During this season, I like to see what the ancients of the Church say about Lenten practices. Their views are much richer than what I knew of Lent as a child. Last week, we explored St. John Chrysostom’s full-orbed view of fasting. This week, let’s see what St. Benedict (ca. 480-547), founder of the Benedictine monastery at Monte Cassino, has to say.
In his Rule for Monasteries, written in the sixth century, St. Benedict includes a chapter entitled, “On the Observance of Lent.” He writes:
Although the life of a monk
ought to have about it at all times
the character of a Lenten observance,
yet since few have the virtue for that,
we therefore urge that during the actual days of Lent
the brethren keep their lives most pure
and at the same time wash away during these holy days
all the negligences of other times.
And this will be worthily done
if we restrain ourselves from all vices
and give ourselves up to prayer with tears,
to reading, to compunction of heart and to abstinence.
During these days, therefore,
let us increase somewhat the usual burden of our service,
as by private prayers and by abstinence in food and drink.
Thus everyone of his own will may offer God
“with joy of the Holy Spirit” (1 Thess. 1:6)
something above the measure required of him.
From his body, that is,
he may withhold some food, drink, sleep, talking and jesting;
and with the joy of spiritual desire
he may look forward to holy Easter.
For his monks, St. Benedict advises the moderate withholding of food, drink, sleep, and talking. But, like St. John Chrysostom, Benedict also has a fuller view of Lent. He suggests that ideally, Lent is a way of life. A difficult way, to be sure. Yet we are called to prepare our hearts for resurrection during all seasons.
Also note that St. Benedict has suggestions on what to add to our Lenten diet, not just what to give up. We might forego certain foods, but we can add prayer with tears, reading, and compunction of heart—that is, repentance; a holy desire to sin no more.
Speaking of tears, I love the depiction of the weeping Mary of Clopas in Rogier van der Weyden’s Descent from the Cross (ca. 1435). I think about this painting every year during Lent and Holy Week. In the painting, Mary and her companions express overwhelming sorrow as the body of Jesus is taken down from the cross. Mary of Clopas is the figure on the far left. Her tears, which escape from the cloth she has pressed to her eyes, are sacred outpourings of grief that we might emulate on our own journey to the cross.

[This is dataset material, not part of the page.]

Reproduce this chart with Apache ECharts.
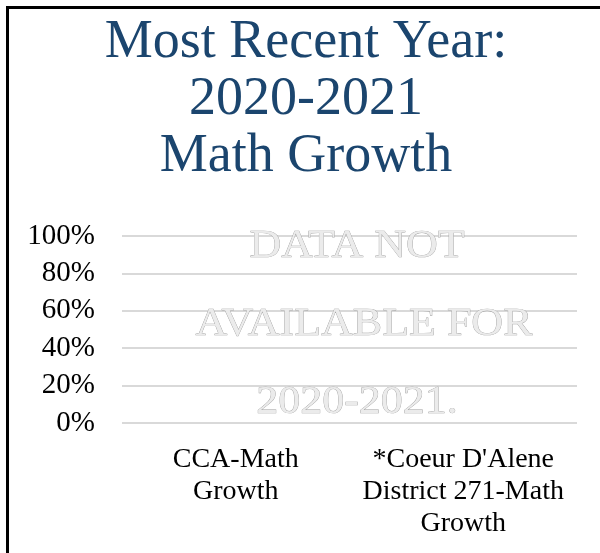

Yet Benedict ultimately moves us from tears to joy. At the end of the passage, he says that during Lent, Christians are to look forward to Easter with the “joy of spiritual desire.” We know that Easter brings joy, but so should the darker season of Lent bring a somber kind of joy — that of yearning for Christ, whose resurrection we await.
May this unique joy be yours as you prepare for resurrection and renewal in your own life.